#### TASK TO COMPLETE:
Check the listing below for lines with the word "chart" and say how many there are, with nothing but the number.

#### DATASET EXTRACT:
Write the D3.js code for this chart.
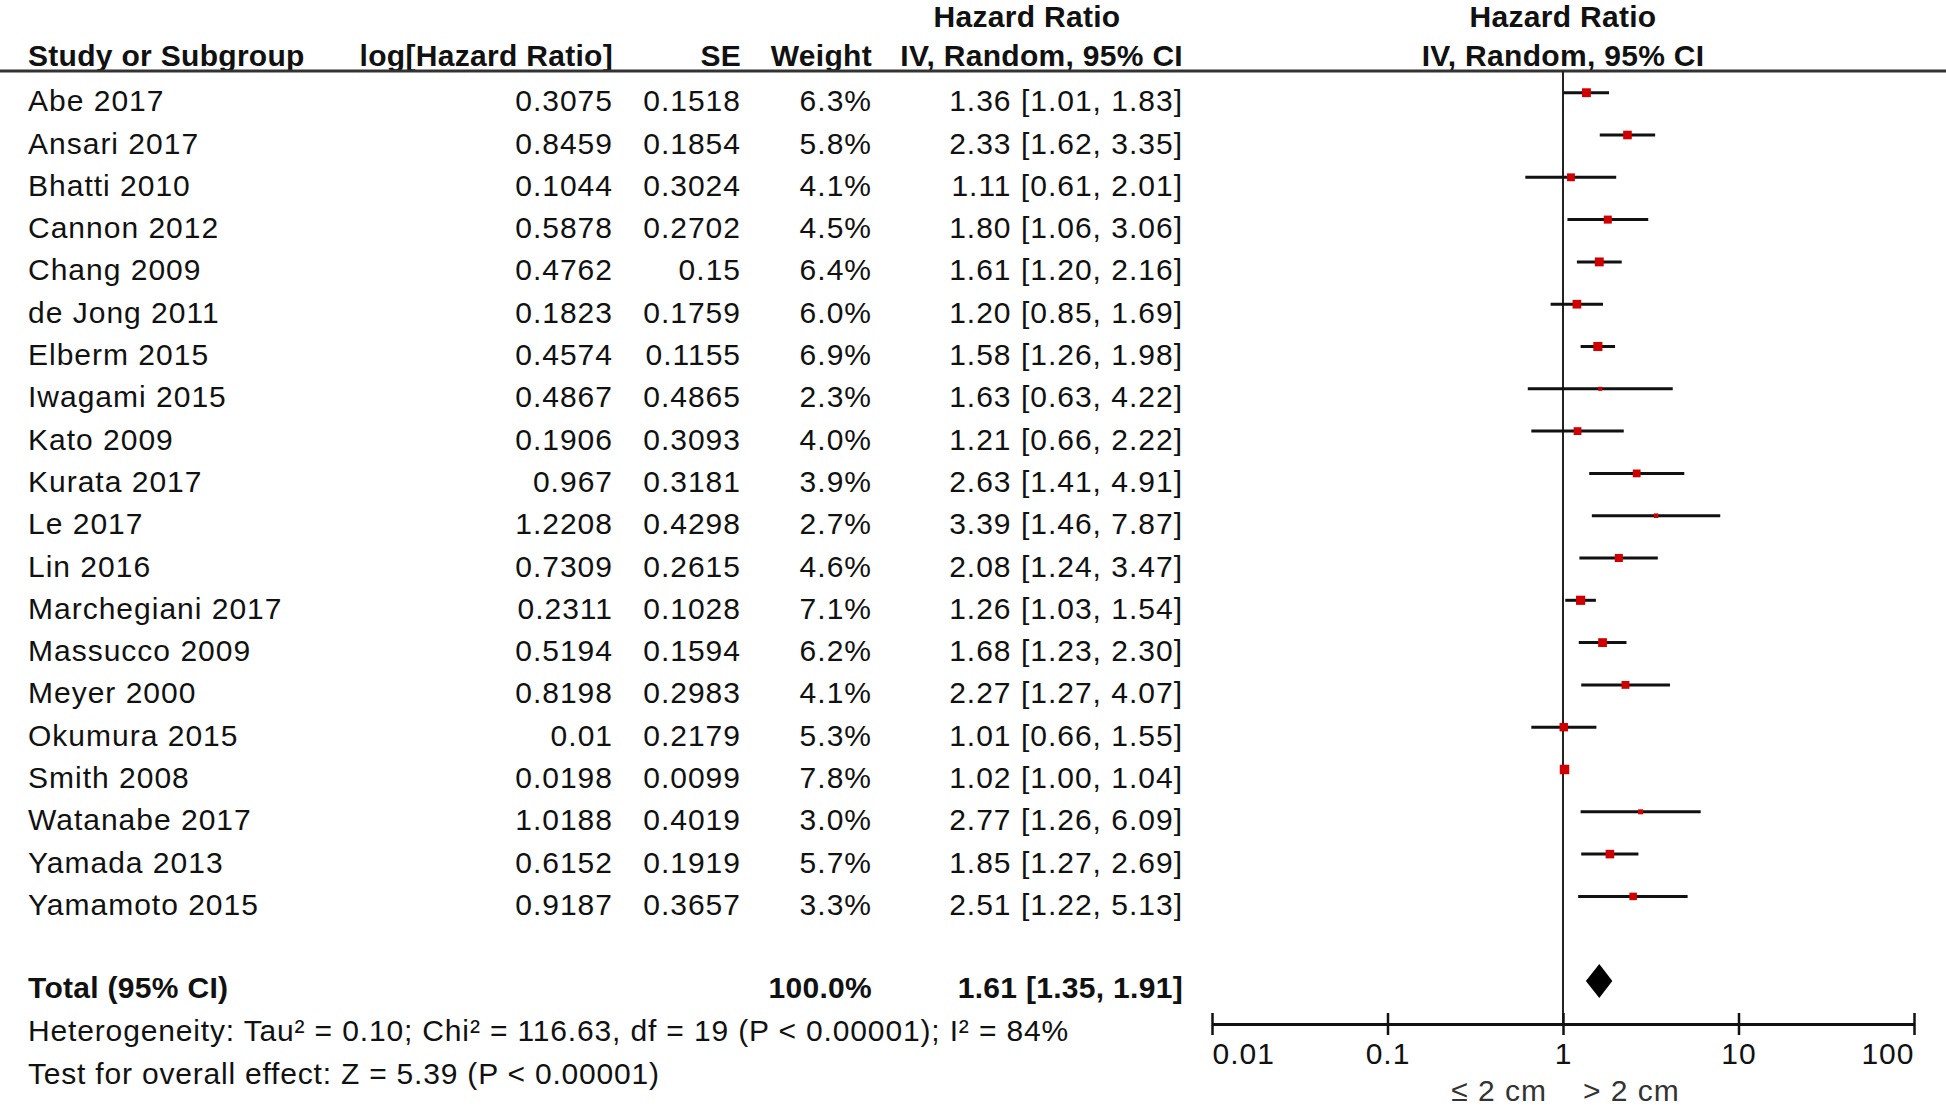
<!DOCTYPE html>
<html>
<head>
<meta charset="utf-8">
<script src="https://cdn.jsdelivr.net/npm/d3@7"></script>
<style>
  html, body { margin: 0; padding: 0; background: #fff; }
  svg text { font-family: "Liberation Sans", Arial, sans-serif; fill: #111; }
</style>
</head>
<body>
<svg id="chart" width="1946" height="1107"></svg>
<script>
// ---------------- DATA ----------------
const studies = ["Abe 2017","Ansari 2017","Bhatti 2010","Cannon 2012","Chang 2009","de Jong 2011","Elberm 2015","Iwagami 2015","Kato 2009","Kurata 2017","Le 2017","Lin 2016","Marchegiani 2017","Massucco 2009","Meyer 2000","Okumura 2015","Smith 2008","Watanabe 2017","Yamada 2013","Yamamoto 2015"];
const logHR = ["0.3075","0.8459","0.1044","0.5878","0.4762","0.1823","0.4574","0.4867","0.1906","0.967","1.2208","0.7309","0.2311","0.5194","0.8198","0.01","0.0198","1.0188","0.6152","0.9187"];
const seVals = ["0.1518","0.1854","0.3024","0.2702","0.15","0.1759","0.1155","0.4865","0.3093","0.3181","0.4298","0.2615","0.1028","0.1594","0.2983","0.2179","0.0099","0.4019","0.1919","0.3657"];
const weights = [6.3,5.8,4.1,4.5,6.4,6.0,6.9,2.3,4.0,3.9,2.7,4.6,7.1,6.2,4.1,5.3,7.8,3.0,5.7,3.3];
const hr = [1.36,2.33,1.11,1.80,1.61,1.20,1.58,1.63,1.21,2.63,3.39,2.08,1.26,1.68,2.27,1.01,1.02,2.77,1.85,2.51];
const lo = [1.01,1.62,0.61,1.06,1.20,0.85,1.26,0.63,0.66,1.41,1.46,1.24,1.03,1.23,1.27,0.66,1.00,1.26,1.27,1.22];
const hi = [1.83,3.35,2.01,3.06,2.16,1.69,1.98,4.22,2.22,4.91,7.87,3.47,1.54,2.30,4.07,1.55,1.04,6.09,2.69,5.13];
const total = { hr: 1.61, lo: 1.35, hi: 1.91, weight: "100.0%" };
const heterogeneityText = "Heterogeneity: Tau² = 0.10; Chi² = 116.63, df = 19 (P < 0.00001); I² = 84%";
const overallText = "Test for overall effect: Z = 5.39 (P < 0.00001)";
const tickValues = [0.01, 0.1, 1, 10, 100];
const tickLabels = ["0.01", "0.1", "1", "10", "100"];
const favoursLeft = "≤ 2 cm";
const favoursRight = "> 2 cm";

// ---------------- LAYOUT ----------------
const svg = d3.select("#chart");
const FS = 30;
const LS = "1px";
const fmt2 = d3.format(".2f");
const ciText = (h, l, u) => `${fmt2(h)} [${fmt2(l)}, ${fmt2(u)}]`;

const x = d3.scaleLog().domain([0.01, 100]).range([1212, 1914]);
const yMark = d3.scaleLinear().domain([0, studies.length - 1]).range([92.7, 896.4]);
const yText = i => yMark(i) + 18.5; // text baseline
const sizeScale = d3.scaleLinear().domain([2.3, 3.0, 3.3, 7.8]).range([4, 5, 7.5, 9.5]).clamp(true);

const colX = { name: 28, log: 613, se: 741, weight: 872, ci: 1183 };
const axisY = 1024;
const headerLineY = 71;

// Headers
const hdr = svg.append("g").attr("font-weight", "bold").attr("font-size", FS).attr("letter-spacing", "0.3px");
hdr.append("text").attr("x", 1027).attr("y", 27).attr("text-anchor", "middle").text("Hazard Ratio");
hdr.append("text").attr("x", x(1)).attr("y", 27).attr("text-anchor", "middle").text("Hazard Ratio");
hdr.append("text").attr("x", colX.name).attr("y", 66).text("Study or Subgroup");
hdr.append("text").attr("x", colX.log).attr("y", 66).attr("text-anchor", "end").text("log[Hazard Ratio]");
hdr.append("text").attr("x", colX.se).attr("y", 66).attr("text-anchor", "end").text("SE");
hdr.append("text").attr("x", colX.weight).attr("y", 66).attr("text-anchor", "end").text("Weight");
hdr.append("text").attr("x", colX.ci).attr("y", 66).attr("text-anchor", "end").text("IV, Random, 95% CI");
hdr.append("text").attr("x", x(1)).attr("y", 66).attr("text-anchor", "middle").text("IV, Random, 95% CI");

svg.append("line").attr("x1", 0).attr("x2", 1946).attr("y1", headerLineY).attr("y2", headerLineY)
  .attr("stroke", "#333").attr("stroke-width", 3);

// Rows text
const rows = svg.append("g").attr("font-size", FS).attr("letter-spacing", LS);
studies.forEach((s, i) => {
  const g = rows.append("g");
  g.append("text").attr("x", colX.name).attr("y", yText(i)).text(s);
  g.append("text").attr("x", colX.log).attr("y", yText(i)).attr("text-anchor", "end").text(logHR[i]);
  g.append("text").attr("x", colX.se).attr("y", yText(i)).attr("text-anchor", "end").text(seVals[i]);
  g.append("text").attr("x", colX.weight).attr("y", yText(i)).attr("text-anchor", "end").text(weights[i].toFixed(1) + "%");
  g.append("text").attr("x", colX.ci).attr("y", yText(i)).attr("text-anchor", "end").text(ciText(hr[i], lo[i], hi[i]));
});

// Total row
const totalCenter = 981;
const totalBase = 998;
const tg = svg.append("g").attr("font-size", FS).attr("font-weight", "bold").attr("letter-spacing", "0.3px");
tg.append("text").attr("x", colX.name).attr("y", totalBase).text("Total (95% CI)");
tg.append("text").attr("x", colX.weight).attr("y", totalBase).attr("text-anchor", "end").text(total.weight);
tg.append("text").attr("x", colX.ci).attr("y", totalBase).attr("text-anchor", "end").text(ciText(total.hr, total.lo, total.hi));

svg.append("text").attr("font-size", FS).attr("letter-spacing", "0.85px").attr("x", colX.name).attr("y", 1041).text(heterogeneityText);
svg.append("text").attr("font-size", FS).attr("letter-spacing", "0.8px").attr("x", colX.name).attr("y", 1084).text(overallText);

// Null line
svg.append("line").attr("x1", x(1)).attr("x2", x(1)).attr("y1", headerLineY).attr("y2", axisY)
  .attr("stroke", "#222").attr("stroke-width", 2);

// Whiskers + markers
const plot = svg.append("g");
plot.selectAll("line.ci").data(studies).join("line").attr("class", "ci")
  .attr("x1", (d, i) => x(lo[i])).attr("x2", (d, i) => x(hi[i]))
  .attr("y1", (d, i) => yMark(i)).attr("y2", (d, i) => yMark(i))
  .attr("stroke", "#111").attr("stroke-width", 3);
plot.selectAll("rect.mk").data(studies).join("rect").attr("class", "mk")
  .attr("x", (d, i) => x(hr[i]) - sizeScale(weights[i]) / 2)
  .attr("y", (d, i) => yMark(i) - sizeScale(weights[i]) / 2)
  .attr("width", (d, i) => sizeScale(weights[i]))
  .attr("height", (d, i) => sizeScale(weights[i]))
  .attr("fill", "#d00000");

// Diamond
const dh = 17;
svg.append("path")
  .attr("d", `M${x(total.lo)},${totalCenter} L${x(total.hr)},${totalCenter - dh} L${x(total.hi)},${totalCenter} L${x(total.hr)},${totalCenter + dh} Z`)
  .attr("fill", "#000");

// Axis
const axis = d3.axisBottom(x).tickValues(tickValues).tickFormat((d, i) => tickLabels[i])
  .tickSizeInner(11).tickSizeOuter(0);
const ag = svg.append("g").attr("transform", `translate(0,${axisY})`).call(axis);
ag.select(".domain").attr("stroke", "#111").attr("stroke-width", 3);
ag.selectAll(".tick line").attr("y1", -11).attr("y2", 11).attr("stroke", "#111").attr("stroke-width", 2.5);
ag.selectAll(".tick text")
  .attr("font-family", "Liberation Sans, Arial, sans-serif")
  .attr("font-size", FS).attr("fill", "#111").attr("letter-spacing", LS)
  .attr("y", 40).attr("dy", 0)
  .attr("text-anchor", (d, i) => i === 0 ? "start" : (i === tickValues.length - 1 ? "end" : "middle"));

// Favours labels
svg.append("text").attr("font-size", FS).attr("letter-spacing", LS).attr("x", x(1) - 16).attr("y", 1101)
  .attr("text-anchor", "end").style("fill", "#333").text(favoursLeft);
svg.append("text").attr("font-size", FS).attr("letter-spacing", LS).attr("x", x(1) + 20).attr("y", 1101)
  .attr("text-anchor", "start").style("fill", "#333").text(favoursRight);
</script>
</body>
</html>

#### CORRECT OUTPUT:
3